Что касается самого Лигачева, он неоднократно объяснял, что для него та встреча была не более чем обычной рутиной. К тому же она была назначена за неделю до ее проведения. Поскольку в то время Лигачев отвечал в партии за средства массовой информации, то и сама встреча, вполне естественно, была посвящена обсуждению ряда вопросов, связанных с их работой. Тогда Лигачев и высказался положительно о письме Н.Андреевой в «Советской России» как о примере проявленного со стороны СМИ интереса к проблемам исторической тематики. Сам он отвергает утверждения о том, что якобы отдавал распоряжения о дополнительном перепечатывании и тиражировании публикации «Советской России». Более того, помощник Горбачева Валерий Болдин отмечает в своей книге «Десять лет, которые потрясли мир. Эра Горбачева..». (1999 г.), что Горбачев узнал о письме Андреевой еще в день его публикации в газете, находясь в дороге перед предстоящим четырехдневным визитом в Югославию. «Все в порядке», — всего лишь сказал тогда он.
Однако его оценка и отношение к происходящему, видимо, изменились после возвращения в Москву. Тогда Яковлев проинформировал его о том, что Лигачев и некоторые другие из членов Политбюро одобряют содержание письма и что его перепечатали в провинции, а в Ленинграде даже распространяют большими тиражами.
Тогда Горбачев приказал начать расследование обстоятельств, при которых данная публикация появилась в «Советской России». По всей видимости, тогда и было принято решение отнестись к письму Нины Андреевой как к событию «особой важности» и использовать его в качестве повода для нанесения опережающего удара по противникам линии Горбачева в Политбюро. Гиббс считает, что тогда Горбачев согласился с предложением Яковлева нанести «ответный», а в действительности — наступательный удар «на самом высшем уровне».
По свидетельствам приближенных к Горбачеву Роя Медведева и Джульетто Кьезы, во исполнение такого плана генеральный секретарь лично созвал встречу с представителями средств массовой информации, на которой подверг газету «Советская Россия» уничижительной критике. После этого, как вспоминает Лигачев, начали распространяться всевозможные слухи о некоем «заговоре врагов перестройки», якобы организованном ими таким образом, чтобы публикация письма Нины Андреевой совпала по времени с отсутствием генерального секретаря в стране.

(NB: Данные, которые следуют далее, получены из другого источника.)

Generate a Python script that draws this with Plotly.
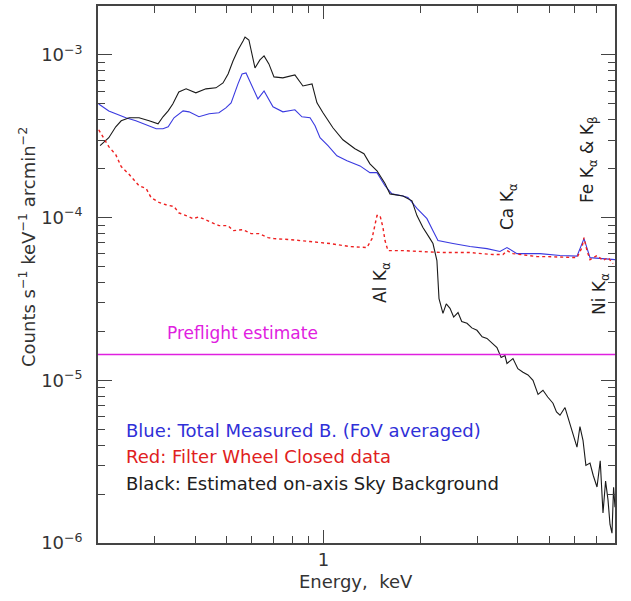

А дальше, как известно, в марте и апреле Политбюро на протяжении целых двух месяцев посвящает, по крайней мере, целых три полных заседания обсуждениям публикации «Советской России». Как-то было созвано даже еще одно внеочередное заседание. (Здесь имеет смысл напомнить о том, что столь назойливая «неотложность» и особая активность в обсуждении публикации была развернута как раз по окончании очередного визита Горбачева в Вашингтон, во время которого, по свидетельствам очевидцев, он просто потряс даже видавших виды американских партнеров своими мирными «инициативами» уничтожить в одностороннем порядке ряд классов советских ракет, которым у Запада просто не было аналогов. Однако столь «маловажные» вопросы такого рода не были представлены даже к обсуждению на Политбюро. Зато оно надолго оказалось втянутым в бесконечные разговоры и споры насчет «грозящей опасности», идущей со стороны газетной публикации рядовой университетской преподавательницы).
По данным архивов, заседания Политбюро в то время длились не менее 5–6 часов в день. К тому же с одним-единственным пунктом в повестке дня: «Письмо Нины Андреевой». Никогда раньше во всей истории КПСС ее высший управляющий орган не обращал столь большого внимания и не занимался так долго обсуждениями газетной публикации.
Причем, как свидетельствует Лигачев, атмосфера самих заседаний уже ничем не напоминала «свободную демократическую, спокойную обстановку» первых дней «перестройки». Тон всему определенно задавал Яковлев. Именно ему принадлежала и формулировка, что письмо Андреевой являлось «манифестом антиперестроечных сил». Опять по воспоминаниям Лигачева, «Яковлев все время вел себя, как настоящий хозяин положения. Как правило, во всем ему вторил Вадим Медведев. Они прилагали множество усилий, чтобы навязать Политбюро свой взгляд на то, что статья в «Советской России» была далеко не обыкновенной газетной публикацией, а являлась «программой» возврата «сталинизма» — основной опасности «делу перестройки». Хотя и не упоминая имя Лигачева, подстроили дело таким образом, чтобы оно выглядело так, будто бы кто-то «в верхах» был «лично заинтересован» во всем этом и стоял в основе «заговора». Однако сразу подразумевалось, что речь идет именно о Лигачеве. Сам он вспоминает, что в определенные моменты заседания Политбюро прямо оборачивались настоящей «охотой на ведьм», наподобие того, как в материалах «перестроечной» прессы и литературы представлялись худшие времена Сталина. Горбачев, вполне естественно, «безоговорочно поддерживал Яковлева».